**EXERCISE DESCRIPTION**: Output the lines from the top of the entries below to the line with "import * as", both included, exactly and without pictures.

● ● ● ●

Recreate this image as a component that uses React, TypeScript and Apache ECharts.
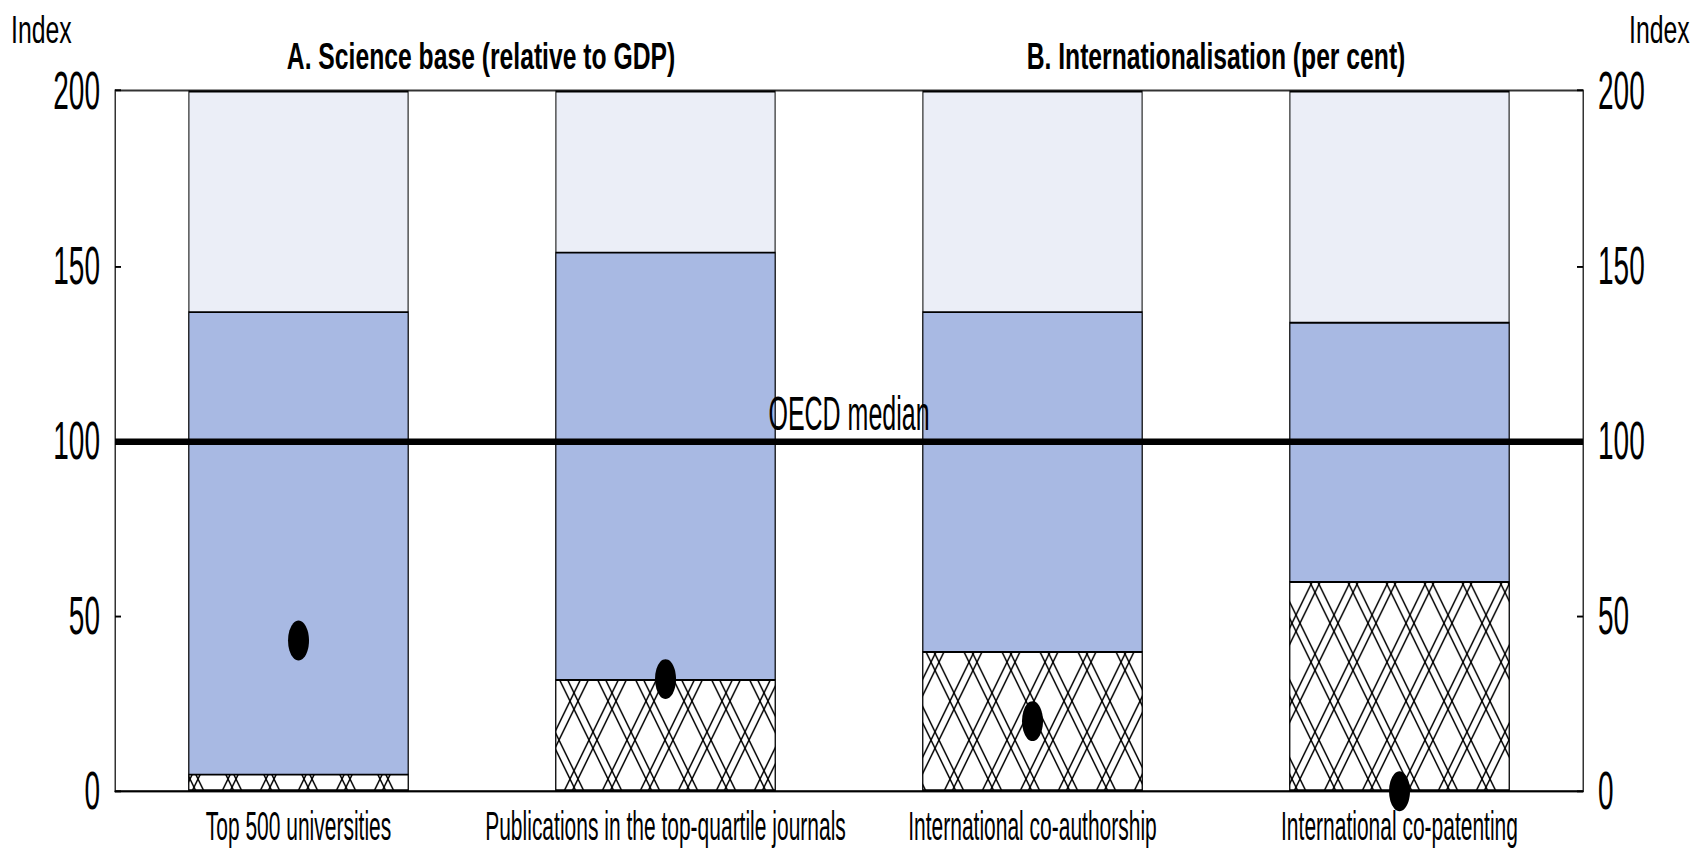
import React, { useEffect, useRef } from "react";
import * as echarts from "echarts";

// ---- data ----
const categories = [
  "Top 500 universities",
  "Publications in the top-quartile journals",
  "International co-authorship",
  "International co-patenting",
];
const rangeTop = [200, 200, 200, 200];
const upperValues = [137, 154, 137, 134];
const lowerValues = [5, 32, 40, 60];
const countryValues = [43, 32, 20, 0];
const yMin = 0;
const yMax = 200;
const yInterval = 50;
const medianValue = 100;
const panelTitles = ["A. Science base (relative to GDP)", "B. Internationalisation (per cent)"];
const axisUnit = "Index";
const medianLabel = "OECD median";

// ---- layout ----
const S = 1.9; // vertical stretch of the whole picture
const W = 1708;
const H = 852;
const CH = H / S;
const FONT = '"Liberation Sans", Arial, sans-serif';

function makeHatch(): HTMLCanvasElement {
  const w = 38, h = 41, k = 4, d = 8;
  const c = document.createElement("canvas");
  c.width = w * k;
  c.height = h * k;
  const g = c.getContext("2d")!;
  g.fillStyle = "#ffffff";
  g.fillRect(0, 0, c.width, c.height);
  g.strokeStyle = "#000000";
  g.lineWidth = 1.2 * k;
  g.beginPath();
  for (const ox of [-w, 0, w]) {
    for (const b of [0, d]) {
      const x0 = ox + b;
      g.moveTo((x0 - w) * k, -h * k);
      g.lineTo((x0 + 2 * w) * k, 2 * h * k);
      g.moveTo((x0 - w) * k, 2 * h * k);
      g.lineTo((x0 + 2 * w) * k, -h * k);
    }
  }
  g.stroke();
  return c;
}

export default function App() {
  const ref = useRef<HTMLDivElement>(null);
  useEffect(() => {
    if (!ref.current) return;
    const chart = echarts.init(ref.current, null, { renderer: "svg" });
    const hatch = makeHatch();
    const hatchPattern: any = {
      image: hatch.toDataURL(),
      repeat: "repeat",
      imageWidth: 38,
      imageHeight: 41,
    };
    const yAxisCommon = {
      type: "value",
      min: yMin,
      max: yMax,
      interval: yInterval,
      axisLine: { show: true, lineStyle: { color: "#333", width: 1 } },
      axisTick: { show: true, inside: true, length: 6, lineStyle: { color: "#000", width: 1 } },
      axisLabel: { color: "#000", fontSize: 28, margin: 15, fontFamily: FONT },
      splitLine: { show: false },
    };
    const titleStyle = (text: string) => ({
      text,
      font: `bold 24.7px ${FONT}`,
      fill: "#000",
      align: "center",
      verticalAlign: "middle",
      textAlign: "center",
      textVerticalAlign: "middle",
    });
    const unitStyle = {
      text: axisUnit,
      font: `24.8px ${FONT}`,
      fill: "#000",
      align: "left",
      verticalAlign: "middle",
      textAlign: "left",
      textVerticalAlign: "middle",
    };
    const option: any = {
      animation: false,
      textStyle: { fontFamily: FONT },
      grid: {
        left: 115,
        right: W - 1583,
        top: 90.5 / S,
        bottom: CH - 792 / S,
        show: true,
        borderColor: "#333",
        borderWidth: 1,
        containLabel: false,
      },
      xAxis: {
        type: "category",
        data: categories,
        axisTick: { show: false },
        axisLine: { show: true, lineStyle: { color: "#000", width: 1 } },
        axisLabel: { color: "#000", fontSize: 21, margin: 8, interval: 0, fontFamily: FONT },
      },
      yAxis: [
        { ...yAxisCommon, position: "left" },
        { ...yAxisCommon, position: "right" },
      ],
      series: [
        {
          type: "bar",
          name: "Range",
          data: rangeTop,
          barCategoryGap: "40%",
          barGap: "-100%",
          itemStyle: { color: "#EBEEF7", borderColor: "#000", borderWidth: 1 },
        },
        {
          type: "bar",
          name: "Upper",
          data: upperValues,
          barCategoryGap: "40%",
          barGap: "-100%",
          itemStyle: { color: "#A8B9E3", borderColor: "#000", borderWidth: 1 },
        },
        {
          type: "bar",
          name: "Lower",
          data: lowerValues,
          barCategoryGap: "40%",
          barGap: "-100%",
          itemStyle: { color: hatchPattern, borderColor: "#000", borderWidth: 1 },
        },
        {
          type: "scatter",
          name: "Country",
          data: countryValues,
          symbol: "circle",
          symbolSize: 21,
          z: 5,
          itemStyle: { color: "#000", opacity: 1 },
          markLine: {
            silent: true,
            symbol: ["none", "none"],
            data: [{ yAxis: medianValue }],
            lineStyle: { color: "#000", width: 3.4, type: "solid", opacity: 1 },
            label: {
              show: true,
              position: "middle",
              formatter: medianLabel,
              color: "#000",
              fontSize: 25,
              distance: 2,
              fontFamily: FONT,
            },
          },
        },
      ],
      graphic: [
        { type: "text", x: 481, y: 56.5 / S, scaleY: 0.78, style: titleStyle(panelTitles[0]) },
        { type: "text", x: 1216, y: 56.5 / S, scaleY: 0.78, style: titleStyle(panelTitles[1]) },
        { type: "text", x: 11, y: 29 / S, scaleY: 0.83, style: unitStyle },
        { type: "text", x: 1629, y: 29 / S, scaleY: 0.83, style: unitStyle },
      ],
    };
    chart.setOption(option);
    return () => chart.dispose();
  }, []);
  return (
    <div
      ref={ref}
      style={{
        position: "absolute",
        left: 0,
        top: 0,
        width: W,
        height: CH,
        transform: `scaleY(${S})`,
        transformOrigin: "0 0",
      }}
    />
  );
}
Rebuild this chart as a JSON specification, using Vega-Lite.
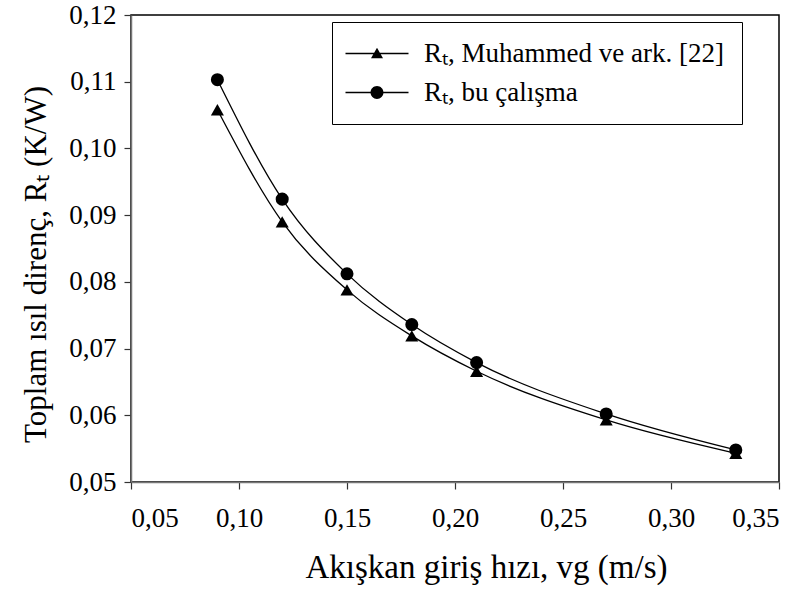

● ● ● ●

**ANSWER FOR THIS EXERCISE**:
Recreate this image as a component that uses React, TypeScript and Apache ECharts.
import React, { useEffect, useRef } from "react";
import * as echarts from "echarts";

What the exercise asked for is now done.